No parlamento madeirense, o vice-presidente da bancada do PSD, Carlos Rodrigues pediu a demissão do primeiro-ministro e o “abandono” imediato da vida pública. “É um discurso divisionista, segregacionista, um discurso perigoso. Chama-se a isto empurrar para fora, pôr de parte, discriminar e renegar uma parte da população. Ainda por cima, recorrendo a mentiras, falsidades, manipulações e aleivosias”, disse o deputado.
O tema regressaria à assembleia regional no dia seguinte, com a aprovação de um voto de protesto contra as declarações do primeiro-ministro. A iniciativa do PSD mereceu o voto favorável do CDS. Bloco, PCP, JPP, PTP e deputado independente abstiveram-se e apenas o PS esteve ao lado de Costa, votando contra. E mesmo assim, os socialistas não conseguiram disfarçar algum incómodo, admitindo que a forma como o primeiro-ministro interveio e o local pode não ter sido a melhor.

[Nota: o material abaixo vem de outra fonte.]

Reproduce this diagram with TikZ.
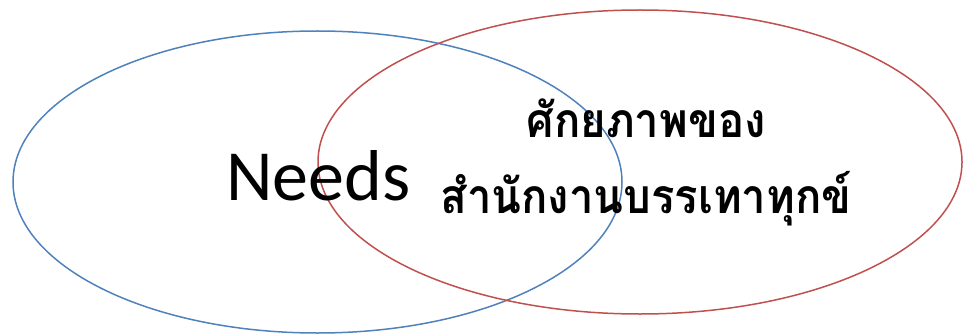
\documentclass[tikz,border=0pt]{standalone}
\usepackage{fontspec}
\usepackage{graphicx}
\newfontfamily\thaifont[Script=Thai]{Loma}
\newfontfamily\calibrifont{Carlito}
\usetikzlibrary{shapes.geometric}

\definecolor{needsblue}{RGB}{79,129,189}
\definecolor{capred}{RGB}{192,80,77}

\tikzset{
  setring/.style={ellipse, draw, line width=1.5pt, inner sep=0pt, fill=none},
  maintxt/.style={text=black, inner sep=0pt, anchor=base},
  thaitxt/.style={maintxt, font=\thaifont\bfseries\fontsize{48}{56}\selectfont},
}
\newcommand{\narrowthai}[1]{\scalebox{0.91}[1]{#1}}

\begin{document}
\begin{tikzpicture}[x=1pt, y=-1pt]

  %% ════ 两个集合 ════
  \node[setring, draw=needsblue, minimum width=609pt, minimum height=302pt] (needsset) at (317.5,182.0) {};
  \node[setring, draw=capred, minimum width=644pt, minimum height=304pt] (capset) at (640.0,162.0) {};

  %% ════ 标签 ════
  \node[maintxt, font=\calibrifont\fontsize{72}{86}\selectfont] (needs) at (318.5,200.0) {Needs};
  \node[thaitxt] (cap1) at (646.0,137.0) {\narrowthai{ศักยภาพของ}};
  \node[thaitxt] (cap2) at (646.0,213.0) {\narrowthai{สำนักงานบรรเทาทุกข์}};

  % 画布
  \pgfresetboundingbox
  \path[use as bounding box] (0,0) rectangle (963,334);
\end{tikzpicture}
\end{document}
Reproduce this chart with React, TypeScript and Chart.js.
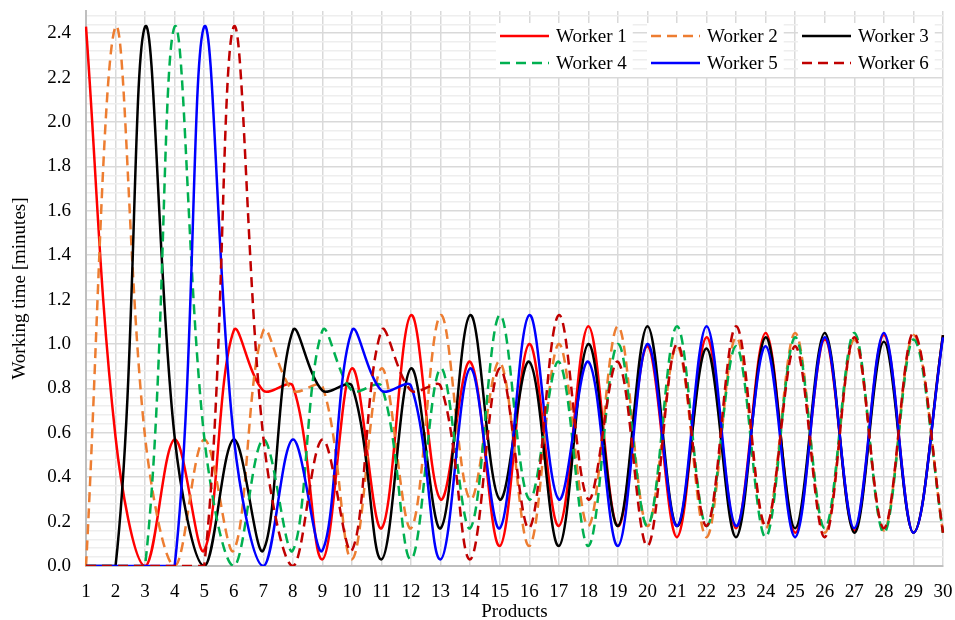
import { useEffect, useRef } from 'react';
import { Chart, registerables } from 'chart.js';

Chart.register(...registerables);

const products = ['1','2','3','4','5','6','7','8','9','10','11','12','13','14','15','16','17','18','19','20','21','22','23','24','25','26','27','28','29','30'];

const worker1 = [2.43, 0.58, 0.0, 0.57, 0.07, 1.06, 0.79, 0.81, 0.03, 0.89, 0.17, 1.13, 0.30, 0.92, 0.09, 1.00, 0.18, 1.08, 0.18, 0.99, 0.13, 1.03, 0.17, 1.05, 0.15, 1.02, 0.16, 1.04, 0.15, 1.04];
const worker2 = [0.0, 2.43, 0.58, 0.0, 0.57, 0.07, 1.06, 0.79, 0.81, 0.03, 0.89, 0.17, 1.13, 0.30, 0.92, 0.09, 1.00, 0.18, 1.08, 0.18, 0.99, 0.13, 1.03, 0.17, 1.05, 0.15, 1.02, 0.16, 1.04, 0.15];
const worker3 = [0.0, 0.0, 2.43, 0.58, 0.0, 0.57, 0.07, 1.06, 0.79, 0.81, 0.03, 0.89, 0.17, 1.13, 0.30, 0.92, 0.09, 1.00, 0.18, 1.08, 0.18, 0.98, 0.13, 1.03, 0.17, 1.05, 0.15, 1.01, 0.15, 1.04];
const worker4 = [0.0, 0.0, 0.0, 2.43, 0.58, 0.0, 0.57, 0.07, 1.06, 0.79, 0.81, 0.03, 0.89, 0.17, 1.13, 0.30, 0.92, 0.09, 1.00, 0.18, 1.08, 0.18, 0.99, 0.13, 1.03, 0.17, 1.05, 0.15, 1.02, 0.15];
const worker5 = [0.0, 0.0, 0.0, 0.0, 2.43, 0.58, 0.0, 0.57, 0.07, 1.06, 0.79, 0.81, 0.03, 0.89, 0.17, 1.13, 0.30, 0.92, 0.09, 1.00, 0.18, 1.08, 0.18, 0.99, 0.13, 1.03, 0.17, 1.05, 0.15, 1.03];
const worker6 = [0.0, 0.0, 0.0, 0.0, 0.0, 2.43, 0.58, 0.0, 0.57, 0.07, 1.06, 0.79, 0.81, 0.03, 0.89, 0.17, 1.13, 0.30, 0.92, 0.09, 1.00, 0.18, 1.08, 0.18, 0.99, 0.13, 1.03, 0.17, 1.05, 0.15];

const seriesNames = ['Worker 1', 'Worker 2', 'Worker 3', 'Worker 4', 'Worker 5', 'Worker 6'];
const seriesColors = ['#FF0000', '#ED7D31', '#000000', '#00B050', '#0000FF', '#C00000'];
const seriesDashed = [false, true, false, true, false, true];
const seriesValues = [worker1, worker2, worker3, worker4, worker5, worker6];

const yMin = 0;
const yMax = 2.5;
const yMinorStep = 0.04;

const FONT_FAMILY = '"Liberation Serif", "Times New Roman", serif';
const DASH = [10, 6];

const isMajor = (v: number) => Math.abs(v * 5 - Math.round(v * 5)) < 1e-6;

const legendPlugin = {
  id: 'insideLegend',
  afterDraw(chart: any) {
    const ctx = chart.ctx as CanvasRenderingContext2D;
    const colX = [500, 651, 802];
    const rowY = [36, 63];
    ctx.save();
    ctx.font = `19px ${FONT_FAMILY}`;
    chart.data.datasets.forEach((ds: any, i: number) => {
      const col = i % 3;
      const row = Math.floor(i / 3);
      const x0 = colX[col];
      const y = rowY[row];
      const textX = x0 + 56;
      const w = ctx.measureText(ds.label).width;
      ctx.fillStyle = '#ffffff';
      ctx.fillRect(x0 - 4, y - 13, textX + w + 6 - (x0 - 4), 27);
      ctx.strokeStyle = ds.borderColor;
      ctx.lineWidth = 2.5;
      ctx.setLineDash(ds.borderDash && ds.borderDash.length ? DASH : []);
      ctx.beginPath();
      ctx.moveTo(x0, y);
      ctx.lineTo(x0 + 49, y);
      ctx.stroke();
      ctx.setLineDash([]);
      ctx.fillStyle = '#000000';
      ctx.textBaseline = 'middle';
      ctx.textAlign = 'left';
      ctx.fillText(ds.label, textX, y + 1);
    });
    ctx.restore();
  },
};

export default function App() {
  const canvasRef = useRef<HTMLCanvasElement | null>(null);

  useEffect(() => {
    document.body.style.margin = '0';
    const canvas = canvasRef.current;
    if (!canvas) return;
    const chart = new Chart(canvas, {
      type: 'line',
      data: {
        labels: products,
        datasets: seriesValues.map((vals, i) => ({
          label: seriesNames[i],
          data: vals,
          borderColor: seriesColors[i],
          backgroundColor: seriesColors[i],
          borderWidth: 2.5,
          borderDash: seriesDashed[i] ? DASH : [],
          pointRadius: 0,
          pointHoverRadius: 0,
          tension: 0.36,
          fill: false,
          order: 5 - i,
        })),
      },
      options: {
        responsive: false,
        animation: false,
        events: [],
        layout: { padding: { top: 11, right: 12, left: 0, bottom: 0 } },
        plugins: {
          legend: { display: false },
          tooltip: { enabled: false },
        },
        scales: {
          x: {
            type: 'category',
            offset: false,
            grid: { color: '#d9d9d9', lineWidth: 1.5, drawTicks: false, offset: false },
            border: { color: '#bfbfbf', width: 2 },
            ticks: {
              color: '#000000',
              font: { family: FONT_FAMILY, size: 19 },
              padding: 15,
              autoSkip: false,
              maxRotation: 0,
              minRotation: 0,
            },
            title: {
              display: true,
              text: 'Products',
              color: '#000000',
              font: { family: FONT_FAMILY, size: 19 },
              padding: { top: 0, bottom: -3 },
            },
            afterFit: (s: any) => {
              s.height = 54;
              s.paddingLeft = 0;
              s.paddingRight = 0;
            },
          },
          y: {
            type: 'linear',
            min: yMin,
            max: yMax,
            grid: {
              color: (c: any) => (isMajor(c.tick.value) ? '#d9d9d9' : '#eeeeee'),
              lineWidth: 1.5,
              drawTicks: false,
            },
            border: { color: '#bfbfbf', width: 2 },
            ticks: {
              stepSize: yMinorStep,
              includeBounds: false,
              autoSkip: false,
              color: '#000000',
              font: { family: FONT_FAMILY, size: 19 },
              padding: 15,
              callback: (v: any) => (isMajor(Number(v)) ? Number(v).toFixed(1) : ''),
            },
            title: {
              display: true,
              text: 'Working time [minutes]',
              color: '#000000',
              font: { family: FONT_FAMILY, size: 19 },
              padding: { top: 9, bottom: 0 },
            },
            afterFit: (s: any) => {
              s.width = 86;
              s.paddingTop = 0;
              s.paddingBottom = 0;
            },
          },
        },
      },
      plugins: [legendPlugin],
    } as any);
    return () => chart.destroy();
  }, []);

  return (
    <div style={{ position: 'fixed', left: 0, top: 0, width: 955, height: 620, background: '#ffffff' }}>
      <canvas ref={canvasRef} width={955} height={620} style={{ width: 955, height: 620, display: 'block' }} />
    </div>
  );
}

É que, para a oposição as contas públicas não são um assunto. Pelo contrário. Albuquerque tem sido até criticado por ter uma abordagem demasiado conservadora em matéria fiscal, que tem sempre justificado com a necessidade de manter o rigor nas finanças regionais.

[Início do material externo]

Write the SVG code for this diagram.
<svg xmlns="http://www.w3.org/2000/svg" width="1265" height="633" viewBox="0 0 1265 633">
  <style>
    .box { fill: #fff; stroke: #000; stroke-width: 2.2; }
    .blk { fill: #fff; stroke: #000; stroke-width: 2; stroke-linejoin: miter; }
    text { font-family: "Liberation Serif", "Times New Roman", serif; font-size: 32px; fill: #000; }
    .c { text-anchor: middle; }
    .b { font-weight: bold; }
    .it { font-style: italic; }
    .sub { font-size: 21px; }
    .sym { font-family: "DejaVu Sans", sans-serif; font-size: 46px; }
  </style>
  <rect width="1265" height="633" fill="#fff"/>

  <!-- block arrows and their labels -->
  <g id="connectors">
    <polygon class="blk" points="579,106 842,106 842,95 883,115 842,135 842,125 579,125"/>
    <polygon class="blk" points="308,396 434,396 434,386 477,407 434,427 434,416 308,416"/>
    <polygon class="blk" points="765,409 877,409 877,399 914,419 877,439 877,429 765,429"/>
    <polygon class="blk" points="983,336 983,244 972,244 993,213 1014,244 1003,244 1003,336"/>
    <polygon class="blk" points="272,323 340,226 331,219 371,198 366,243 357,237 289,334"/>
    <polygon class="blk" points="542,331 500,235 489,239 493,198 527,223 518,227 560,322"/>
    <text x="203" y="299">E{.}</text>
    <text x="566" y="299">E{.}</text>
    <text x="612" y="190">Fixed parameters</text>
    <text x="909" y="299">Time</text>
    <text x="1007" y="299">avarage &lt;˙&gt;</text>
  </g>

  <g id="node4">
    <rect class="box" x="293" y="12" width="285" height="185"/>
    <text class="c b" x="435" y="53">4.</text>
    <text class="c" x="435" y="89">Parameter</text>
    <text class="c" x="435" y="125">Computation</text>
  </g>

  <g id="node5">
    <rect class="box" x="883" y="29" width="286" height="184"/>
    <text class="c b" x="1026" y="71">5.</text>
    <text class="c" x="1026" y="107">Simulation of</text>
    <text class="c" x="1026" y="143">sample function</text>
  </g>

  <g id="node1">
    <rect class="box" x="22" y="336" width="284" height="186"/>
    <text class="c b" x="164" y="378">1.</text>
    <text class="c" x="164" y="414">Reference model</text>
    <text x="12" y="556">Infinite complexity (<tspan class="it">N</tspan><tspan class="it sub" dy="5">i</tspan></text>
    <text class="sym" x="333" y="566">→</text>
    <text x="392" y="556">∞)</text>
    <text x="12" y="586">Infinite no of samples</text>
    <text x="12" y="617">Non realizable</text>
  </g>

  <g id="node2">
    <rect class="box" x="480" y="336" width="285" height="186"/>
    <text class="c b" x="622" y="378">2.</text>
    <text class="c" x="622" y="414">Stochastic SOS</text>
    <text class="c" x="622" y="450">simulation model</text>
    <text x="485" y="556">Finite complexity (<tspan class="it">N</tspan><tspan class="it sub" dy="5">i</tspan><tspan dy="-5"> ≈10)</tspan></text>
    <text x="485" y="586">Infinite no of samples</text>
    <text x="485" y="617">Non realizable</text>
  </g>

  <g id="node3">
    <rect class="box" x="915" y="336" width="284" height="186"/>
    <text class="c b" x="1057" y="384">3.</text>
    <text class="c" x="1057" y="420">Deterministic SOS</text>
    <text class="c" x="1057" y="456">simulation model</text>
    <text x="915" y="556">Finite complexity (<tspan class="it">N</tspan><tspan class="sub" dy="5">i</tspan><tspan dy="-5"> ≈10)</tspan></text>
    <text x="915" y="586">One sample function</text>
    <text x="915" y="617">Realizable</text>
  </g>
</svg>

Daí que as críticas de Lisboa àquilo que consensualmente tem funcionado bem no governo madeirense, tenham tirado o chão ao PS-Madeira. O partido, que tem vindo a aproximar-se do PSD nas sondagens, emudeceu perante o despertar desta dialéctica Funchal-Lisboa. Os socialistas, acabados de sair do congresso regional, com uma nova liderança e uma nova estratégia a pensar nas regionais de 2019, precisavam de tudo menos desta polémica, como sintetizou um editorial do Diário de Notícias da Madeira.

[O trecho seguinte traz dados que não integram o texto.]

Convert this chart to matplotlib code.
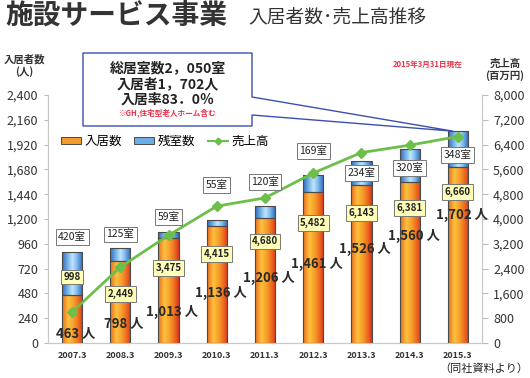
#!/usr/bin/env python
# -*- coding: utf-8 -*-
#
#  plot.py
#  施設サービス事業 入居者数・売上高推移

# # # # # import libraries # # # # #

import numpy as np
import matplotlib
matplotlib.use("Agg")
import matplotlib.pyplot as plt
from matplotlib.patches import Rectangle, Polygon, Patch
from matplotlib.lines import Line2D
from matplotlib.colors import LinearSegmentedColormap
from matplotlib.ticker import FuncFormatter

plt.rcParams['font.family'] = ['Noto Sans CJK JP', 'DejaVu Sans']


# # # # # data # # # # #

years = ["2007.3", "2008.3", "2009.3", "2010.3", "2011.3", "2012.3", "2013.3", "2014.3", "2015.3"]
residents = [463, 798, 1013, 1136, 1206, 1461, 1526, 1560, 1702]
vacant_rooms = [420, 125, 59, 55, 120, 169, 234, 320, 348]
sales = [998, 2449, 3475, 4415, 4680, 5482, 6143, 6381, 6660]

left_ticks = [0, 240, 480, 720, 960, 1200, 1440, 1680, 1920, 2160, 2400]
right_ticks = [0, 800, 1600, 2400, 3200, 4000, 4800, 5600, 6400, 7200, 8000]

# label heights (left axis units)
room_label_y = [1026, 1050, 1219, 1529, 1558, 1858, 1645, 1694, 1819]
sales_label_y = [639, 474, 726, 861, 985, 1161, 1258, 1306, 1461]
person_label_y = [97, 194, 300, 484, 629, 765, 910, 1035, 1239]


# # # # # figure # # # # #

fig = plt.figure(figsize=(5.3, 3.78), dpi=100)
fig.patch.set_facecolor("white")

ax = fig.add_axes([48/530, 1-343/378, (482-48)/530, (343-95)/378])
ax2 = ax.twinx()

x = np.arange(len(years))
bar_w = 0.42

orange_cmap = LinearSegmentedColormap.from_list(
	"orange", [(0, "#ec6a20"), (0.3, "#fbc23c"), (0.55, "#f7a02c"), (0.8, "#ee6a20"), (1, "#d9351a")])
blue_cmap = LinearSegmentedColormap.from_list(
	"blue", [(0, "#2e6cc0"), (0.35, "#8cc6f0"), (0.5, "#c4e4fa"), (0.7, "#84bff0"), (1, "#2c66b8")])
grad = np.linspace(0, 1, 64).reshape(1, -1)

# # # BARS # # #

for i in range(len(years)):
	x0 = x[i] - bar_w/2
	parts = [(0, residents[i], orange_cmap), (residents[i], vacant_rooms[i], blue_cmap)]
	for bottom, height, cmap in parts:
		rect = Rectangle((x0, bottom), bar_w, height, facecolor="none",
			edgecolor="#4a4a4a", linewidth=0.8, zorder=3)
		ax.add_patch(rect)
		img = ax.imshow(grad, cmap=cmap, aspect="auto", zorder=2,
			extent=[x0, x0+bar_w, bottom, bottom+height], interpolation="bilinear")
		img.set_clip_path(rect)

ax.set_xlim(-0.5, len(years)-0.5)
ax.set_ylim(0, 2400)
ax.set_yticks(left_ticks)
ax.yaxis.set_major_formatter(FuncFormatter(lambda v, p: "{:,.0f}".format(v)))
ax.set_xticks(x)
ax.set_xticklabels(years, fontsize=6.5, color="#333333", fontweight="bold")
ax.tick_params(axis="x", length=0, pad=6)
ax.tick_params(axis="y", labelsize=9, colors="#333333", length=3, pad=4)
ax.tick_params(axis="y", color="#bbbbbb")

# # # SALES LINE # # #

ax2.plot(x, sales, color="#6cbf4a", linewidth=2, marker="D", markersize=5,
	markerfacecolor="#6cbf4a", markeredgecolor="#6cbf4a", zorder=4)
ax2.set_ylim(0, 8000)
ax2.set_yticks(right_ticks)
ax2.yaxis.set_major_formatter(FuncFormatter(lambda v, p: "{:,.0f}".format(v)))
ax2.tick_params(axis="y", labelsize=9, colors="#333333", length=4, pad=4)
ax2.tick_params(axis="y", color="#bbbbbb")

for a in (ax, ax2):
	a.spines["top"].set_visible(False)
	for s in ("left", "right", "bottom"):
		a.spines[s].set_color("#c8c8c8")
		a.spines[s].set_linewidth(0.8)

# # # LABELS # # #

for i in range(len(years)):
	ax2.text(x[i], room_label_y[i], "{}室".format(vacant_rooms[i]), transform=ax.transData,
		ha="center", va="center", fontsize=7.5, color="#222222", zorder=6,
		bbox=dict(boxstyle="square,pad=0.25", facecolor="white", edgecolor="#777777", linewidth=0.7))
	ax2.text(x[i], sales_label_y[i], "{:,}".format(sales[i]), transform=ax.transData,
		ha="center", va="center", fontsize=7, color="#222222", fontweight="bold", zorder=6,
		bbox=dict(boxstyle="square,pad=0.25", facecolor="#ffffb8", edgecolor="#777777", linewidth=0.7))
	ax2.text(x[i]+0.08, person_label_y[i], "{:,} 人".format(residents[i]), transform=ax.transData,
		ha="center", va="center", fontsize=9.5, fontweight="bold", color="#2a2a2a", zorder=6)

# # # CALLOUT BOX # # #

tip = fig.transFigure.inverted().transform(ax.transData.transform((x[-1]-0.1, residents[-1]+vacant_rooms[-1])))
W, H = 530.0, 378.0
pts = [(83/W, 1-53/H), (252/W, 1-53/H), (252/W, 1-97/H), (tip[0], tip[1]),
	(252/W, 1-115/H), (252/W, 1-126/H), (83/W, 1-126/H)]
fig.patches.append(Polygon(pts, closed=True, facecolor="white", edgecolor="#3a4fb0",
	linewidth=1.0, transform=fig.transFigure, zorder=1))

fig.text(168/W, 1-68/H, "総居室数2，050室", ha="center", va="center", fontsize=10, fontweight="bold", color="#222222")
fig.text(168/W, 1-84/H, "入居者1，702人", ha="center", va="center", fontsize=10, fontweight="bold", color="#222222")
fig.text(168/W, 1-100/H, "入居率83．0％", ha="center", va="center", fontsize=10, fontweight="bold", color="#222222")
fig.text(168/W, 1-113/H, "※GH,住宅型老人ホーム含む", ha="center", va="center", fontsize=5.5, fontweight="bold", color="#e8334a")

# # # LEGEND # # #

leg_handles = [Patch(facecolor="#f49a2a", edgecolor="#4a4a4a", linewidth=0.7),
	Patch(facecolor="#6aaee8", edgecolor="#4a4a4a", linewidth=0.7),
	Line2D([], [], color="#6cbf4a", linewidth=1.5, marker="D", markersize=3.5)]
fig.legend(handles=leg_handles, labels=["入居数", "残室数", "売上高"], loc="center",
	bbox_to_anchor=(165/W, 1-141/H), ncol=3, frameon=False, fontsize=9,
	handlelength=1.6, handleheight=0.5, handletextpad=0.3, columnspacing=1.0)

# # # TITLES # # #

fig.text(5/W, 1-16/H, "施設サービス事業", ha="left", va="center", fontsize=20, fontweight="bold", color="#333333")
fig.text(248/W, 1-17/H, "入居者数･売上高推移", ha="left", va="center", fontsize=13.5, color="#333333")
fig.text(24/W, 1-66/H, "入居者数\n(人)", ha="center", va="center", fontsize=7.5, fontweight="bold",
	color="#333333", linespacing=1.2)
fig.text(505/W, 1-70/H, "売上高\n(百万円)", ha="center", va="center", fontsize=7.5, fontweight="bold",
	color="#333333", linespacing=1.2)
fig.text(428/W, 1-64/H, "2015年3月31日現在", ha="center", va="center", fontsize=5.5, fontweight="bold", color="#e8334a")
fig.text(528/W, 1-369/H, "（同社資料より）", ha="right", va="center", fontsize=8, color="#222222")

fig.savefig("out.png", dpi=100)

“Mais do que pedir desculpas aos madeirenses, que importa recordar, sempre que acossados pela República penalizaram como nunca os autores do sufoco financeiro, devem os autores confessos do contencioso autonómico reaberto não fechar a torneira dos dinheiros públicos indiscriminadamente, bem como penitenciar-se perante Paulo Cafôfo e a nova estrutura socialista madeirense, que sofreram um duro revés numa semana em que poderiam tirar partido das sondagens que colocam a ‘Esperança’ num rumo promissor”, escreveu o director Ricardo Miguel Oliveira.